Dans cette région de ciels vifs, l’intégration des vents dans la cave est une promesse d’harmonie : vins complexes, territoire valorisé, économie d’énergie et savoir-faire réhabilité. Tout un programme, où le vent du sud, loin d’être oublié ou méconnu, devient main invisible et précieuse, complice du vin et mémoire vivante des terroirs du Haut-Languedoc.

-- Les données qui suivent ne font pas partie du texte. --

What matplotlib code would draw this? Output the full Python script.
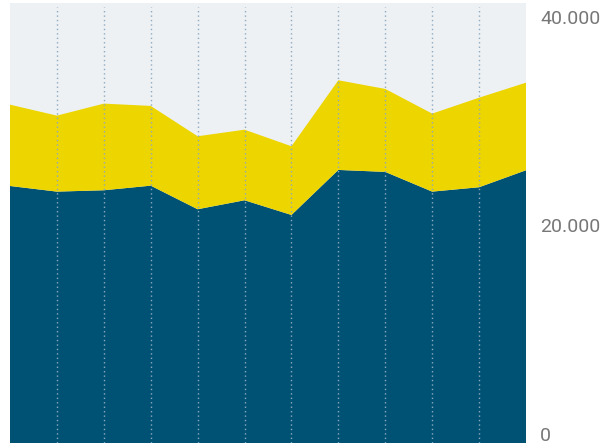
import matplotlib
matplotlib.use("Agg")
import matplotlib.pyplot as plt
from matplotlib.transforms import ScaledTranslation

# Twelve periods, two stacked series
periods = list(range(12))
base_series = [24650, 24110, 24240, 24680, 22420, 23280, 21870, 26190, 26000, 24110, 24530, 26160]
top_series = [7800, 7290, 8310, 7650, 7000, 6770, 6590, 8600, 7960, 7480, 8590, 8400]
y_ticks = [0, 20000, 40000]

BLUE = "#005275"
YELLOW = "#EDD500"
BG = "#EDF1F4"
GRID = "#8FA9BE"
LABEL = "#777777"

plt.rcParams["font.family"] = ["Roboto", "DejaVu Sans"]

DPI = 100
fig = plt.figure(figsize=(6.03, 4.44), dpi=DPI)
ax = fig.add_axes([10 / 603, 1 / 444, 516 / 603, 440 / 444])
ax.set_facecolor(BG)

ax.stackplot(periods, base_series, top_series, colors=[BLUE, YELLOW], linewidth=0, zorder=1)

ax.set_xlim(periods[0], periods[-1])
ax.set_ylim(0, 42200)

# dotted guides at inner periods, drawn above the areas
for p in periods[1:-1]:
    ax.axvline(p, ymin=0, ymax=(42200 - 400) / 42200, color=GRID, linestyle=(0, (1, 2.2)),
               linewidth=1.0, zorder=3)

for s in ax.spines.values():
    s.set_visible(False)
ax.set_xticks([])
ax.set_yticks([])

# value labels to the right of the plot, sitting just above their level
label_tf = ax.get_yaxis_transform() + ScaledTranslation(14 / DPI, 2 / DPI, fig.dpi_scale_trans)
for v in y_ticks:
    ax.text(1.0, v, f"{v:,}".replace(",", "."), transform=label_tf, ha="left", va="baseline",
            fontsize=14, color=LABEL, clip_on=False)

fig.savefig("out.png", dpi=DPI)
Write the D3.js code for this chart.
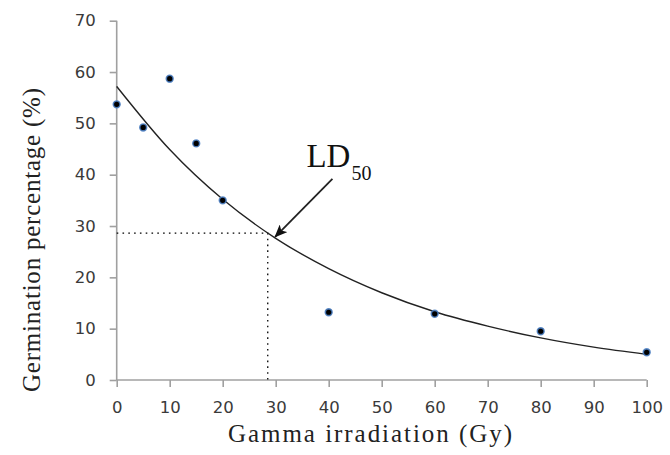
<!DOCTYPE html>
<html>
<head>
<meta charset="utf-8">
<script src="https://cdn.jsdelivr.net/npm/d3@7"></script>
<style>
  body { margin: 0; background: #fff; }
  svg { display: block; }
</style>
</head>
<body>
<svg width="670" height="455"></svg>
<script>
// measured points
const doses = [0, 5, 10, 15, 20, 40, 60, 80, 100];
const germination = [53.7, 49.2, 58.7, 46.1, 35.0, 13.2, 12.9, 9.5, 5.4];

// trend line
const trendDoses = [0, 10, 20, 30, 40, 50, 60, 70, 80, 90, 100];
const trendValues = [57.2, 44.9, 35.2, 27.6, 21.7, 17.0, 13.3, 10.5, 8.2, 6.4, 5.0];

const xTicks = [0, 10, 20, 30, 40, 50, 60, 70, 80, 90, 100];
const yTicks = [0, 10, 20, 30, 40, 50, 60, 70];

const ld50Dose = 28.5, ld50Value = 28.6;

const svg = d3.select("svg"),
    margin = { top: 20.7, right: 23.3, bottom: 75, left: 116.7 },
    width = +svg.attr("width") - margin.left - margin.right,
    height = +svg.attr("height") - margin.top - margin.bottom;

const x = d3.scaleLinear().domain([0, 100]).range([0, width]),
    y = d3.scaleLinear().domain([0, 70]).range([height, 0]),
    g = svg.append("g").attr("transform", `translate(${margin.left},${margin.top})`);

const axisColor = "#a0a0a0", tickText = "#3a3a3a";

// Y axis
const yAxis = g.append("g")
    .call(d3.axisLeft(y).tickValues(yTicks).tickSize(7).tickPadding(14));
yAxis.select(".domain").attr("stroke", axisColor).attr("stroke-width", 1.6)
    .attr("d", `M0,${y(70)}V${y(0)}`);
yAxis.selectAll(".tick line").attr("stroke", axisColor).attr("stroke-width", 1.6);
yAxis.selectAll("text")
    .attr("font-family", "DejaVu Sans, Verdana, sans-serif")
    .attr("font-size", "16.5px")
    .attr("fill", tickText);

// X axis
const xAxis = g.append("g")
    .attr("transform", `translate(0,${height})`)
    .call(d3.axisBottom(x).tickValues(xTicks).tickSize(7).tickPadding(14));
xAxis.select(".domain").attr("stroke", axisColor).attr("stroke-width", 1.6)
    .attr("d", `M${x(0)},0H${x(100)}`);
xAxis.selectAll(".tick line").attr("stroke", axisColor).attr("stroke-width", 1.6);
xAxis.selectAll("text")
    .attr("font-family", "DejaVu Sans, Verdana, sans-serif")
    .attr("font-size", "16.5px")
    .attr("fill", tickText);

// LD50 guide lines (dotted)
g.append("path")
    .attr("d", `M${x(0)},${y(ld50Value)}H${x(ld50Dose)}V${y(0)}`)
    .attr("fill", "none")
    .attr("stroke", "#000")
    .attr("stroke-width", 1.3)
    .attr("stroke-dasharray", "1.6,4.2");

// trend line
const line = d3.line()
    .x((d, i) => x(trendDoses[i]))
    .y(d => y(d))
    .curve(d3.curveMonotoneX);
g.append("path")
    .datum(trendValues)
    .attr("d", line)
    .attr("fill", "none")
    .attr("stroke", "#222")
    .attr("stroke-width", 1.4);

// points
g.selectAll("circle")
    .data(germination)
    .join("circle")
    .attr("cx", (d, i) => x(doses[i]))
    .attr("cy", d => y(d))
    .attr("r", 3.4)
    .attr("fill", "#000")
    .attr("stroke", "#4a7fc4")
    .attr("stroke-width", 1.6)
    .attr("stroke-opacity", 0.85);

// arrow to LD50
svg.append("defs").append("marker")
    .attr("id", "head")
    .attr("viewBox", "0 0 12 10")
    .attr("refX", 11).attr("refY", 5)
    .attr("markerWidth", 13).attr("markerHeight", 11)
    .attr("markerUnits", "userSpaceOnUse")
    .attr("orient", "auto")
    .append("path")
    .attr("d", "M0,0L12,5L0,10L3,5Z")
    .attr("fill", "#111");

g.append("line")
    .attr("x1", x(40.7)).attr("y1", y(39.2))
    .attr("x2", x(29.9)).attr("y2", y(27.9))
    .attr("stroke", "#222")
    .attr("stroke-width", 1.8)
    .attr("marker-end", "url(#head)");

const ld = g.append("text")
    .attr("x", x(35.8))
    .attr("y", y(41.5))
    .attr("font-family", "Liberation Serif, Times New Roman, serif")
    .attr("font-size", "33px")
    .attr("fill", "#111");
ld.append("tspan").text("LD");
ld.append("tspan").attr("dx", 1).attr("dy", 13.5).attr("font-size", "20px").text("50");

// axis titles
svg.append("text")
    .attr("x", 370)
    .attr("y", 442)
    .attr("text-anchor", "middle")
    .attr("font-family", "Liberation Serif, Times New Roman, serif")
    .attr("font-size", "25px")
    .attr("textLength", 284)
    .attr("lengthAdjust", "spacing")
    .attr("fill", "#222")
    .text("Gamma irradiation (Gy)");

svg.append("text")
    .attr("transform", `translate(40,${240}) rotate(-90)`)
    .attr("text-anchor", "middle")
    .attr("font-family", "Liberation Serif, Times New Roman, serif")
    .attr("font-size", "25px")
    .attr("textLength", 304)
    .attr("lengthAdjust", "spacing")
    .attr("fill", "#222")
    .text("Germination percentage (%)");
</script>
</body>
</html>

Pour aller plus loin : ressources et visites de caves ouvertes au vent du sud

  • Liste des caves artisanales du Haut-Languedoc ouvertes à la visite (cf. Office de Tourisme Grand Orb, tourisme-grandorb.fr).
  • Enregistrements et témoignages sur les pratiques de ventilation naturelle dans l’ouvrage : « Vignerons et Vents d'ici » d’A.-M. Charles, Éditions du Sud, 2020.
  • Pour comprendre l’influence climatique : Dossier « Ventilation des chais traditionnels en Languedoc » dans la revue La Vigne, octobre 2022.

Entre les murs sombres des caves artisanales, les vins attendent, respirent. Il suffit d’un courant d’air venu du sud pour relier passé et présent, geste ancestral et modernité attentive. Ici, le vent n’est jamais un simple caprice du climat : il est la respiration profonde des vins du Haut-Languedoc.